#### [EXERCISE BRIEF]
Check each line of the listing below for the word "seaborn" and say how many lines have it. Nothing else should be written.
** start of GIVEN INFORMATION **
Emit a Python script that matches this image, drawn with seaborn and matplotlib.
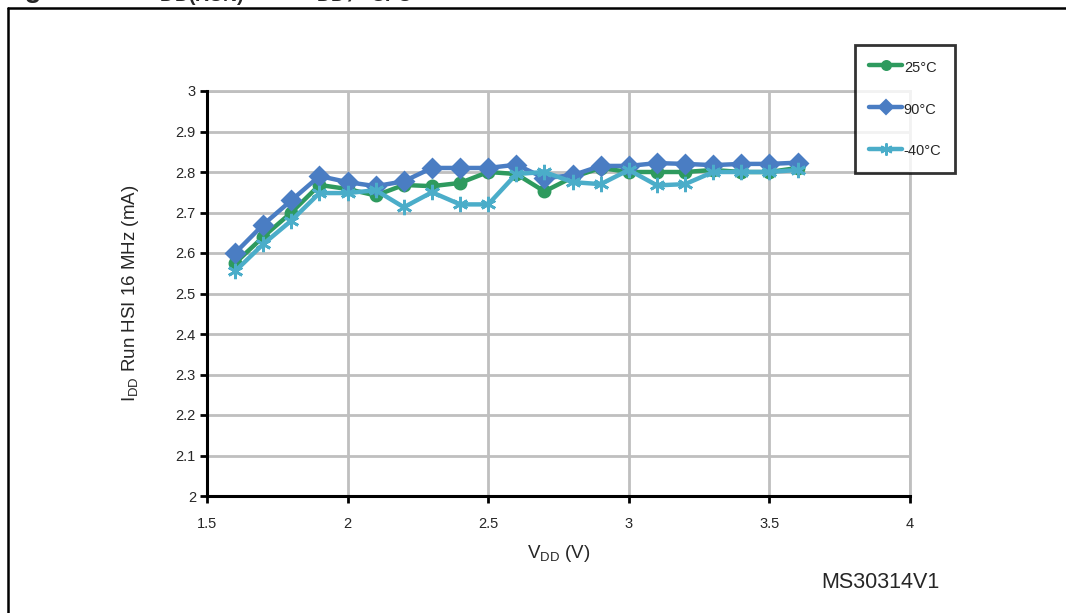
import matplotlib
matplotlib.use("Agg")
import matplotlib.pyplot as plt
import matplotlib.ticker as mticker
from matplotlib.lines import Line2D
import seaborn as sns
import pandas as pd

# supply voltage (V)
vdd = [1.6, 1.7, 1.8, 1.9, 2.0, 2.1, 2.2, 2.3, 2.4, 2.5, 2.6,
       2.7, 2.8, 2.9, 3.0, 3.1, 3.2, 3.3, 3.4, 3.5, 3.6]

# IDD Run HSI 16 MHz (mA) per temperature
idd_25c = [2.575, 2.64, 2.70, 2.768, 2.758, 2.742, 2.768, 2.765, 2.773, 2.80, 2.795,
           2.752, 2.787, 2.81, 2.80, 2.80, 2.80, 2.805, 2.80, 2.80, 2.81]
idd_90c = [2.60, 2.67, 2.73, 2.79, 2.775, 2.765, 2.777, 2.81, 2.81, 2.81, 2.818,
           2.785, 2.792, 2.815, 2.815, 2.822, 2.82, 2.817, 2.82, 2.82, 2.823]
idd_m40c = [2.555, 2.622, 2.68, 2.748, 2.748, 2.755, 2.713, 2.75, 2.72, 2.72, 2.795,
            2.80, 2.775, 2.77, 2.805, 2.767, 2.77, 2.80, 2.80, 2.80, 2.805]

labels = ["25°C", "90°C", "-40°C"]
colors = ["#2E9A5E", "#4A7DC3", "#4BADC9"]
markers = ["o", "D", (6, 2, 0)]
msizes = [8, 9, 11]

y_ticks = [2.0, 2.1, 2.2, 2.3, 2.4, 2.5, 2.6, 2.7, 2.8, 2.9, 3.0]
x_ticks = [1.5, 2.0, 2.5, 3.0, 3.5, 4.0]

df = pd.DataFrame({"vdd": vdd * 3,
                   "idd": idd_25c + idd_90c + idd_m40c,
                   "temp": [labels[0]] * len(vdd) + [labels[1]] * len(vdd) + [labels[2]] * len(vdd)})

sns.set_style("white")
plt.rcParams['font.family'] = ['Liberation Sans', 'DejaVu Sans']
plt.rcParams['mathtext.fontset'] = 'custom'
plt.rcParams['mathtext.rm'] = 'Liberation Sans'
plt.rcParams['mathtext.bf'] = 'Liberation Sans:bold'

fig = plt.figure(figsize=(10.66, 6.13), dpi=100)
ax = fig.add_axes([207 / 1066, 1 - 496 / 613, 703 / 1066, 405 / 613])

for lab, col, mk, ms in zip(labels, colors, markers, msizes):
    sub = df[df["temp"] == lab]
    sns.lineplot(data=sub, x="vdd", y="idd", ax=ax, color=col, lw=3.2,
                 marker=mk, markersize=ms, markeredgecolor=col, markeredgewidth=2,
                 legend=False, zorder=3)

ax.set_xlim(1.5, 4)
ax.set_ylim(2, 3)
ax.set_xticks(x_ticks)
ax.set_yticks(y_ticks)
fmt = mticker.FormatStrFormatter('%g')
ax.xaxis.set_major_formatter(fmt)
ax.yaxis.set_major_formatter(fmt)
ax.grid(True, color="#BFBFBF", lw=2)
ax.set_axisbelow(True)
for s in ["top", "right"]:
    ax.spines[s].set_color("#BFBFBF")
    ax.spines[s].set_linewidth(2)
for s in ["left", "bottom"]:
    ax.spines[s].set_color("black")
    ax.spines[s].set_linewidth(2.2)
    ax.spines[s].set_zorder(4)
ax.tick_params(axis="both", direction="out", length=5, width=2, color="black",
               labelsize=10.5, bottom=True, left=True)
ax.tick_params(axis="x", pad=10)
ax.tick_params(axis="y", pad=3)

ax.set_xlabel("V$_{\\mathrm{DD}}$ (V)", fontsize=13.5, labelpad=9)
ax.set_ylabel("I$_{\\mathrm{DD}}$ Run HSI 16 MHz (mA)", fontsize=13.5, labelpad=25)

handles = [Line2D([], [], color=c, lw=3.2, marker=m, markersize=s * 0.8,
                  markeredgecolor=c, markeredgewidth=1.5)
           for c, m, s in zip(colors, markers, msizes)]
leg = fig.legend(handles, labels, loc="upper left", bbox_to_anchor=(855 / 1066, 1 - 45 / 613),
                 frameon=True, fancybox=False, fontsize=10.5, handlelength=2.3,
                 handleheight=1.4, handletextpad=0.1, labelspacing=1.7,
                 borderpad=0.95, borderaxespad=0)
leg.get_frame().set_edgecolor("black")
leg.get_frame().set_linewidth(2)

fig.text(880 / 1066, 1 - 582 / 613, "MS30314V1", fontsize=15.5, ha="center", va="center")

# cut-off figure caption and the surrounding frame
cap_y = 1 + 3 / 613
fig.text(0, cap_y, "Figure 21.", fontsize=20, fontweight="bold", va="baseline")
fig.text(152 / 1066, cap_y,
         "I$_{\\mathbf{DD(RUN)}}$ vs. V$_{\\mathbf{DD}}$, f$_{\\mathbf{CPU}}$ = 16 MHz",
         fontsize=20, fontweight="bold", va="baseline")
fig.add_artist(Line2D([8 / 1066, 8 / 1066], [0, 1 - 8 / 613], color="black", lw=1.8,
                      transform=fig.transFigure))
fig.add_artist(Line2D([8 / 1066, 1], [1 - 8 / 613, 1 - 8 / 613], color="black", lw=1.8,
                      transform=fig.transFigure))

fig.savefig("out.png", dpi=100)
** end of GIVEN INFORMATION **
#### [WRITTEN RESPONSE]
2